Missouruh, if you please
There's an interesting piece in the New York Times today discussing how the state name of Missouri should be pronounced. Find it here.

The Times accuses, at least in a left-handed fashion, the local politicians of pandering to specific audiences, which considering my experience is unfair, in spite of there being a region fixation on how to pronounce the state name.

I've been recalling some conversations I have had via telephone with people out of state, and it seems I often say Missou-ruh. Yes, I know. It looks like Missou-ree. It simply seems more natural to say ruh.
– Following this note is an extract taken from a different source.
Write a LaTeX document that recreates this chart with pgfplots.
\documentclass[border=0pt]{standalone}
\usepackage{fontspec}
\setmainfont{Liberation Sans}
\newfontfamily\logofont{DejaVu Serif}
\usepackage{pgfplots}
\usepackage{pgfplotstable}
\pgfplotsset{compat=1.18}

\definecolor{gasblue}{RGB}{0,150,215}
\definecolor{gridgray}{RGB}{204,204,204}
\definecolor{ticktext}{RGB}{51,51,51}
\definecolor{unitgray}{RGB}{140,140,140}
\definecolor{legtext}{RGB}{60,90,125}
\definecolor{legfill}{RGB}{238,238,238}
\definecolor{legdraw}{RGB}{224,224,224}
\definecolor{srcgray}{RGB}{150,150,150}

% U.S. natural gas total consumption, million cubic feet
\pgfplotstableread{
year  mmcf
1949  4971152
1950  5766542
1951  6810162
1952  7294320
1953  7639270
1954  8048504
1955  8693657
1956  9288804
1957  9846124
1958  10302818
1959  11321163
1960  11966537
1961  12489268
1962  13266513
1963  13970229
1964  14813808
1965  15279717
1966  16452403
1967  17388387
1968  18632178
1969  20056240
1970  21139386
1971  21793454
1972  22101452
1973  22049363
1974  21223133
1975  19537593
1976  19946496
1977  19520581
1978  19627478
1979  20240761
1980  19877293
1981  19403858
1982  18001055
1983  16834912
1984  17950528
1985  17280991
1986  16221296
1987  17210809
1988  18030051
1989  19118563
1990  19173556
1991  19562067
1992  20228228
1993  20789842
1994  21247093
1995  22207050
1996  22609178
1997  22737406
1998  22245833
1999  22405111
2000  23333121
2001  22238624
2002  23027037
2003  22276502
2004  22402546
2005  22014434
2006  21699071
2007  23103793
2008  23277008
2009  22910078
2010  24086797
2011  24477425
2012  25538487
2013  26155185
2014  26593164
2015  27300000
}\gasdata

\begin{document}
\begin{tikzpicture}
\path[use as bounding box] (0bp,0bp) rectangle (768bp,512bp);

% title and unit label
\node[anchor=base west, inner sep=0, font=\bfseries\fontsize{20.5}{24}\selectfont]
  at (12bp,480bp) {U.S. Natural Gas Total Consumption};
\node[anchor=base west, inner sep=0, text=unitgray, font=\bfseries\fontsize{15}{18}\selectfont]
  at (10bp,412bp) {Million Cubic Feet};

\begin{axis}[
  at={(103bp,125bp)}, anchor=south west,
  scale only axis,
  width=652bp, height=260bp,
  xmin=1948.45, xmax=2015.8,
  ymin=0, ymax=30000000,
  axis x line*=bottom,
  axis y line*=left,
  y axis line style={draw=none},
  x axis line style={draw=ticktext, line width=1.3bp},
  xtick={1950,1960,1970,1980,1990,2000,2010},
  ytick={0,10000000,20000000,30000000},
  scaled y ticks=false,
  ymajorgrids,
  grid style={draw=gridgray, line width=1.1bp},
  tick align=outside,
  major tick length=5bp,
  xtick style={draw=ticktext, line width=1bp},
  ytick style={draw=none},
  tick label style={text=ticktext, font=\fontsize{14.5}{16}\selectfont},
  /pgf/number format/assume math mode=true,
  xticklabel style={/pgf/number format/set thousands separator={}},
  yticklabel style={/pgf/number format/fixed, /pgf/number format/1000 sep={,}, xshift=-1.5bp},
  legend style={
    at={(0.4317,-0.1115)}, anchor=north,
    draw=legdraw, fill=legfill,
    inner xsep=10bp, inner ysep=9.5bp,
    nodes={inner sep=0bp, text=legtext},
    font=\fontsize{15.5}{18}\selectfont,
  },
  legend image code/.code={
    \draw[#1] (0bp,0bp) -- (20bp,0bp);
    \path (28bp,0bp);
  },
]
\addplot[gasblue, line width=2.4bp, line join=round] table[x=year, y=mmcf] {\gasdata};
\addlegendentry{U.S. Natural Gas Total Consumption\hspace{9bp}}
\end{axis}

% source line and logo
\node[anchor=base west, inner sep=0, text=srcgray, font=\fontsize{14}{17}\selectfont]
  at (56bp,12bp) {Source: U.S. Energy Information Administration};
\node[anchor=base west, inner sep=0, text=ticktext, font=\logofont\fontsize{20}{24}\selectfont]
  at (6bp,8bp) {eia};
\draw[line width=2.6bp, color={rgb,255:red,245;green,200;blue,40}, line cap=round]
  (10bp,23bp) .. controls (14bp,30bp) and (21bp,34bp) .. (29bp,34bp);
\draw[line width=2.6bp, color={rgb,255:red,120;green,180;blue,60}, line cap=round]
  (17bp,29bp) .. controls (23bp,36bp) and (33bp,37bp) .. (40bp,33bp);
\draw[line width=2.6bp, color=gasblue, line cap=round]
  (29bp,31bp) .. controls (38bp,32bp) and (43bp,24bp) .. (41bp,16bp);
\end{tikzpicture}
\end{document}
Of course, I live in the southern part of the state, and I was raised by people who were raised by natives of Tennessee. And so I'm southern. I also realize that speaking with even a slight southern accent means a listener will subtract 15-points from your assumed IQ. I still do it, but I can turn it off, and I choose to do so when the situation suits. 

All life is theater anyway. It's not good judgment to wear a Rolex or a piece of expensive jewelry when interviewing with a person who may be charging you a fee. It helps to wear blue jeans and a old t-shirt as well.

Back to Missouruh.

The funny thing about Missouruh, though, is that this southern part of the state, at least the southwestern part, was generally isolationist or Unionist during the Civil War. The hotbed of Confederate sympathy was along the Missouruh River where more slaveholders held land. The New York Times article marks Interstate 70 (which generally follows the river across the state) as the demarcation line for the ree and ruh factions, ree being more common to the north. In other words, southern sympathizers generally spoke with a northern inflection when naming the state.
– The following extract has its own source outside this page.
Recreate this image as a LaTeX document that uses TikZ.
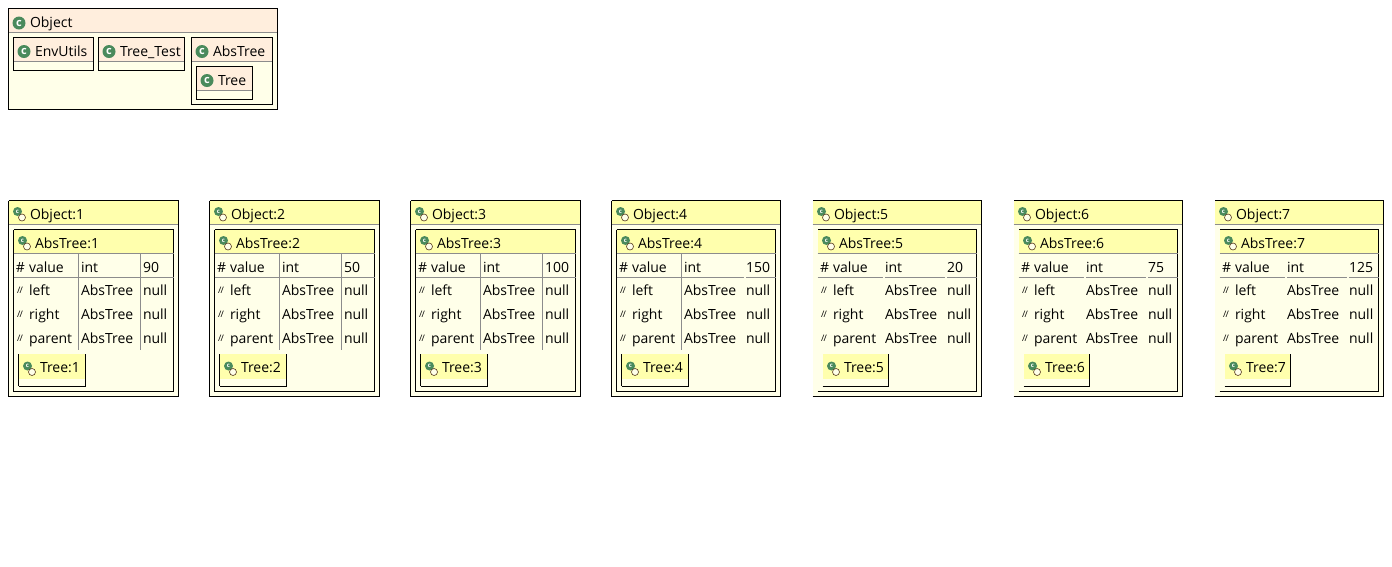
\documentclass[tikz,border=0pt]{standalone}
\usepackage{fontspec}
\setmainfont{Open Sans}
\definecolor{peach}{HTML}{FFEEDD}
\definecolor{paper}{HTML}{FFFFE9}
\definecolor{straw}{HTML}{FFFFAD}
\definecolor{iconc}{HTML}{4A8A5C}
\definecolor{rule}{HTML}{8C8C8C}
\tikzset{
  celltext/.style={anchor=base west,inner sep=0pt,outer sep=0pt,font=\fontsize{14}{16}\selectfont,text=black},
  fieldmark/.style={anchor=base west,inner sep=0pt,font=\fontsize{9}{9}\selectfont,text=black},
  classicon/.style={circle,fill=iconc,inner sep=0pt,minimum size=13pt,text=white,font=\fontsize{11}{11}\selectfont\bfseries},
  objicon/.style={circle,fill=iconc,inner sep=0pt,minimum size=9pt,text=white,font=\fontsize{6}{6}\selectfont\bfseries},
  ringicon/.style={circle,draw=black!55!brown,fill=paper,inner sep=0pt,minimum size=7pt,line width=0.6pt}
}
\begin{document}
\begin{tikzpicture}[x=1pt,y=-1pt,line width=1pt]
  \useasboundingbox (0,0) rectangle (1392,566);
  % class tree
  \fill[paper] (8.5,8.5) rectangle (277.5,109.5);
  \fill[peach] (8.5,8.5) rectangle (277.5,32.5);
  \draw[rule] (8.5,32.5) -- (277.5,32.5);
  \draw (8.5,8.5) rectangle (277.5,109.5);
  \node[classicon] (objecticon) at (19,23) {c};
  \node[celltext] (objecttext) at (30,27) {Object};
  \fill[peach] (13.5,37.5) rectangle (93.5,61.5);
  \draw[rule] (13.5,61.5) -- (93.5,61.5);
  \draw (13.5,37.5) rectangle (93.5,70.5);
  \node[classicon] (envicon) at (24,51.5) {c};
  \node[celltext] (envtext) at (35,56) {EnvUtils};
  \fill[peach] (98.5,37.5) rectangle (184.5,61.5);
  \draw[rule] (98.5,61.5) -- (184.5,61.5);
  \draw (98.5,37.5) rectangle (184.5,70.5);
  \node[classicon] (testicon) at (109,51.5) {c};
  \node[celltext] (testtext) at (120,56) {Tree\_Test};
  \fill[peach] (191.5,37.5) rectangle (272.5,61.5);
  \draw[rule] (191.5,61.5) -- (272.5,61.5);
  \draw (191.5,37.5) rectangle (272.5,104.5);
  \node[classicon] (absicon) at (202,51.5) {c};
  \node[celltext] (abstext) at (213,56) {AbsTree};
  \fill[peach] (196.5,66.5) rectangle (252.5,90.5);
  \draw[rule] (196.5,90.5) -- (252.5,90.5);
  \draw (196.5,66.5) rectangle (252.5,99.5);
  \node[classicon] (treeicon) at (207,80.5) {c};
  \node[celltext] (treetext) at (218,85) {Tree};
  % instances: number/left edge/value/width/tree width/left lines/first column/second column
  \foreach \n/\ox/\val/\w/\tw/\lb/\ca/\cb in {
      1/8.5/90/170/77/black/rule/rule,
      2/209.5/50/170/77/black/rule/rule,
      3/410.5/100/170/77/black/rule/rule,
      4/611.5/150/169/77/black/rule/none,
      5/812.5/20/169/76/none/none/none,
      6/1013.5/75/169/76/none/none/none,
      7/1214.5/125/169/76/none/none/none}{
    \begin{scope}[shift={(\ox,0)}]
      \fill[paper] (0,200.5) rectangle (\w,396.5);
      \fill[straw] (0,200.5) rectangle (\w,224.5);
      \draw[rule] (0,224.5) -- (\w,224.5);
      \draw (0,396.5) -- (\w,396.5) -- (\w,200.5) -- (0,200.5);
      \draw[draw=\lb] (0,200.5) -- (0,396.5);
      \node[objicon] (oicon\n) at (9,211.5) {c};
      \node[ringicon] (oring\n) at (13.5,217.5) {};
      \node[celltext] (otext\n) at (21.5,219) {Object:\n};
      % abstract part
      \fill[straw] (5,229.5) rectangle (\w-5,253.5);
      \draw (5,391.5) -- (\w-5,391.5) -- (\w-5,229.5) -- (5,229.5);
      \draw[draw=\lb] (5,229.5) -- (5,391.5);
      \node[objicon] (aicon\n) at (14,240.5) {c};
      \node[ringicon] (aring\n) at (18.5,246.5) {};
      \node[celltext] (atext\n) at (26.5,248) {AbsTree:\n};
      \draw[rule] (5,253.5) -- (\w-5,253.5);
      \draw[rule] (5,277.5) -- (\w-5,277.5);
      \draw[draw=\ca] (70,253.5) -- (70,350);
      \draw[draw=\cb] (132,253.5) -- (132,350);
      \ifnum\n>4
        \draw[paper,line width=2pt] (70,277.5) -- (72.5,277.5) (132,277.5) -- (134.5,277.5);
      \fi
      \ifnum\n=4
        \draw[paper,line width=2pt] (132,277.5) -- (134.5,277.5);
      \fi
      % fields
      \node[celltext] (vmark\n) at (7.5,272) {\#};
      \node[celltext] (vname\n) at (20.5,272) {value};
      \node[celltext] (vtype\n) at (72.5,272) {int};
      \node[celltext] (vval\n) at (134.5,272) {\val};
      \foreach \f/\y in {left/295,right/319,parent/343}{
        \node[fieldmark] (\f mark\n) at (8.2,\y-1.5) {/\kern-1pt/};
        \node[celltext] (\f name\n) at (20.5,\y) {\f};
        \node[celltext] (\f type\n) at (72.5,\y) {AbsTree};
        \node[celltext] (\f val\n) at (134.5,\y) {null};
      }
      % concrete part
      \fill[straw] (10,354) rectangle (\tw,378.5);
      \draw (10,386) -- (\tw,386) -- (\tw,354);
      \draw[draw=\lb] (10,354) -- (10,386);
      \node[objicon] (ticon\n) at (19,366) {c};
      \node[ringicon] (tring\n) at (23.5,372) {};
      \node[celltext] (ttext\n) at (31.5,372) {Tree:\n};
    \end{scope}
  }
\end{tikzpicture}
\end{document}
It can grow even more confusing. I was raised on military bases around the world, and so it was a surprise to have been with my family at Fairchild Air Force Base near Spokane (spo-KAN), Washington, and then move to Missouruh where there was a town in the next county named Spokane (spo-CANE). And even though my folks weren't that enthusiastic about gambling, we had stopped several times in Las Vegas, Nevada (na-VAD-da) in our travels. Now I live about sixty miles east of a town here in Missouruh named Nevada (ne-VADE-a). 

You'll be happy to know, though, there is a California, Missouruh, and no one here has managed to warp its pronunciation into something unique to the state.